Update: I have discovered that this is highly nvidia-driver minor version (0.x.x) dependent. After a minor update, I have these freezes very often. Sometimes within 3 minutes:
[ 133.278291] NVRM: Xid (PCI:0000:09:00): 79, pid='<unknown>', name=<unknown>, GPU has fallen off the bus.
[ 133.278294] NVRM: GPU 0000:09:00.0: GPU has fallen off the bus.
[ 138.367502] nvidia-modeset: ERROR: GPU:0: Error while waiting for GPU progress: 0x0000c67e:6 2:0:4048:4040
Then I restore an image with the previous driver version using Timeshift, and I have zero freezes.
For over a year now, it seems that nvidia keeps fixing the issue and then introducing a regression later. Our hardware combinations are probably too uncommon for nvidia to test. It happens at least on 530 and 535 and 525 in the past.
Last night, an automated update from 535.98-0ubuntu0~gpu22.04.1 to 535.104.05-0ubuntu0.22.04.1 caused a super stable system to become super freezy due to the issue described in this thread. This specific update was informative because it contained only nvidia updates, and no other packages. I have been navigating between driver versions and using Timeshift a lot. At the moment 525.125.06 is safe to use with Linux 5.15.0-79 in my case.

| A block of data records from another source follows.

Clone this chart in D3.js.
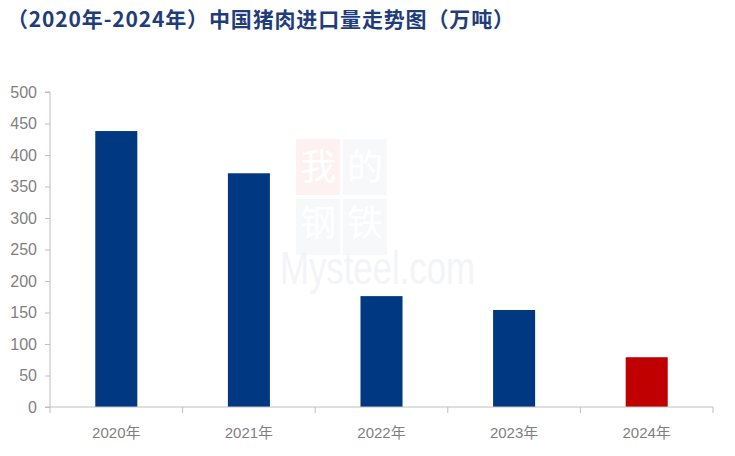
<!DOCTYPE html>
<html><head><meta charset="utf-8">
<script src="https://cdn.jsdelivr.net/npm/d3@7"></script>
<style>body{margin:0;background:#fff}</style>
</head><body>
<svg id="c" width="735" height="456"></svg>
<script>
const categories = ["2020年","2021年","2022年","2023年","2024年"];
const values = [438, 371, 176, 154, 79];
const barColors = ["#003882","#003882","#003882","#003882","#C00000"];
const yTicks = [0,50,100,150,200,250,300,350,400,450,500];
const title = "（2020年-2024年）中国猪肉进口量走势图（万吨）";

const svg = d3.select("#c");
const m = {l:50, r:22, t:92, b:49};
const W = 735, H = 456;
const x = d3.scaleBand().domain(categories).range([m.l, W-m.r]).paddingInner(0.683).paddingOuter(0.3415);
const xb = d3.scaleBand().domain(categories).range([m.l, W-m.r]);
const y = d3.scaleLinear().domain([0,500]).range([H-m.b, m.t]);

// watermark
const wm = svg.append("g");
wm.append("rect").attr("x",296).attr("y",139).attr("width",44).attr("height",56).attr("fill","#fdf1f1");
wm.append("rect").attr("x",343).attr("y",139).attr("width",44).attr("height",56).attr("fill","#f7f8fa");
wm.append("rect").attr("x",296).attr("y",199).attr("width",44).attr("height",56).attr("fill","#f7f8fa");
wm.append("rect").attr("x",343).attr("y",199).attr("width",44).attr("height",56).attr("fill","#f7f8fa");
const wt = svg.append("g").attr("font-family","'Noto Sans CJK SC'").attr("font-size",36).attr("fill","#ffffff");
wt.append("text").attr("x",318).attr("y",180).attr("text-anchor","middle").text("我");
wt.append("text").attr("x",365).attr("y",180).attr("text-anchor","middle").text("的");
wt.append("text").attr("x",318).attr("y",236).attr("text-anchor","middle").text("钢");
wt.append("text").attr("x",365).attr("y",236).attr("text-anchor","middle").text("铁");
svg.append("text").attr("x",280).attr("y",284).attr("font-family","'Liberation Sans',Arial").attr("font-size",46)
  .attr("textLength",195).attr("lengthAdjust","spacingAndGlyphs").attr("fill","#f3f4f7").text("Mysteel.com");

// bars
svg.append("g").selectAll("rect").data(values).join("rect")
  .attr("x",(d,i)=>x(categories[i]))
  .attr("width",x.bandwidth())
  .attr("y",d=>y(d))
  .attr("height",d=>y(0)-y(d))
  .attr("fill",(d,i)=>barColors[i]);

// y axis
const ya = svg.append("g").attr("transform",`translate(${m.l},0)`)
  .call(d3.axisLeft(y).tickValues(yTicks).tickSize(5).tickPadding(8));
ya.select(".domain").attr("stroke","#bfbfbf").attr("d",`M-5,${y(500)}H0V${y(0)}H-5`);
ya.selectAll(".tick line").attr("stroke","#bfbfbf");
ya.selectAll(".tick text").attr("fill","#7f7f7f").attr("font-size",16).attr("font-family","'Liberation Sans',Arial");

// x axis
const xa = svg.append("g").attr("transform",`translate(0,${y(0)})`);
xa.append("line").attr("x1",m.l).attr("x2",W-m.r).attr("stroke","#bfbfbf");
const bounds = categories.map(c=>xb(c)).concat([W-m.r]);
xa.selectAll("line.tk").data(bounds).join("line").attr("class","tk")
  .attr("x1",d=>d).attr("x2",d=>d).attr("y1",0).attr("y2",6).attr("stroke","#bfbfbf");
xa.selectAll("text").data(categories).join("text")
  .attr("x",c=>xb(c)+xb.bandwidth()/2).attr("y",31)
  .attr("text-anchor","middle").attr("fill","#7f7f7f").attr("font-size",15)
  .attr("font-family","'Liberation Sans','Noto Sans CJK SC',Arial").text(c=>c);

// title
svg.append("text").attr("x",7).attr("y",27).attr("fill","#1f3d7a")
  .attr("font-family","'Noto Sans CJK SC'").attr("font-weight","bold").attr("font-size",21)
  .attr("textLength",507).attr("lengthAdjust","spacing")
  .text(title);
</script>
</body></html>
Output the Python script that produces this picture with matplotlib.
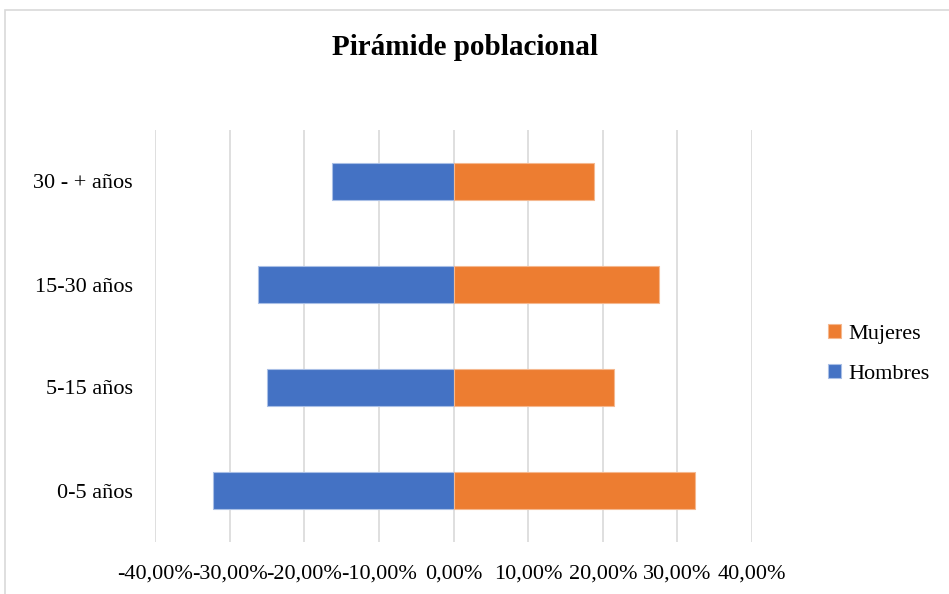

Contrary to what @generix said, this is most definitely a driver bug.
I hope someone is still reading (@TomNVIDIA) because I don’t consider the RTX 3060 too ancient to support.
I’m stuck with the GPU falling off the bus again. The pattern is the same. You’re doing something insignificant like browsing the internet. It utilizes the GPU between 0 and 2%. Then, suddenly, scrolling becomes very laggy. Dragging windows around is very laggy. The UI runs at 5 FPS. GPU utilization is at 100%. No obvious reason. No game. No media playing.
Now a random pick between two things happens:
After a few dozen seconds, the GPU goes back to 0%. If you have “nvidia settings” open on the PowerMizer page, you can see the Performance Level switch from 4 to 3 to 2 to 1 to 0. Or:
The GPU has fallen off the bus and the computer freezes.
Something is broken. Perhaps it’s the firmware. I cannot find firmware upgrades for the PNY GeForce RTX 3060 12GB XLR8 Gaming REVEL EPIC-X RGB Single Fan Edition. It runs VBIOS94.06.25.00.7E.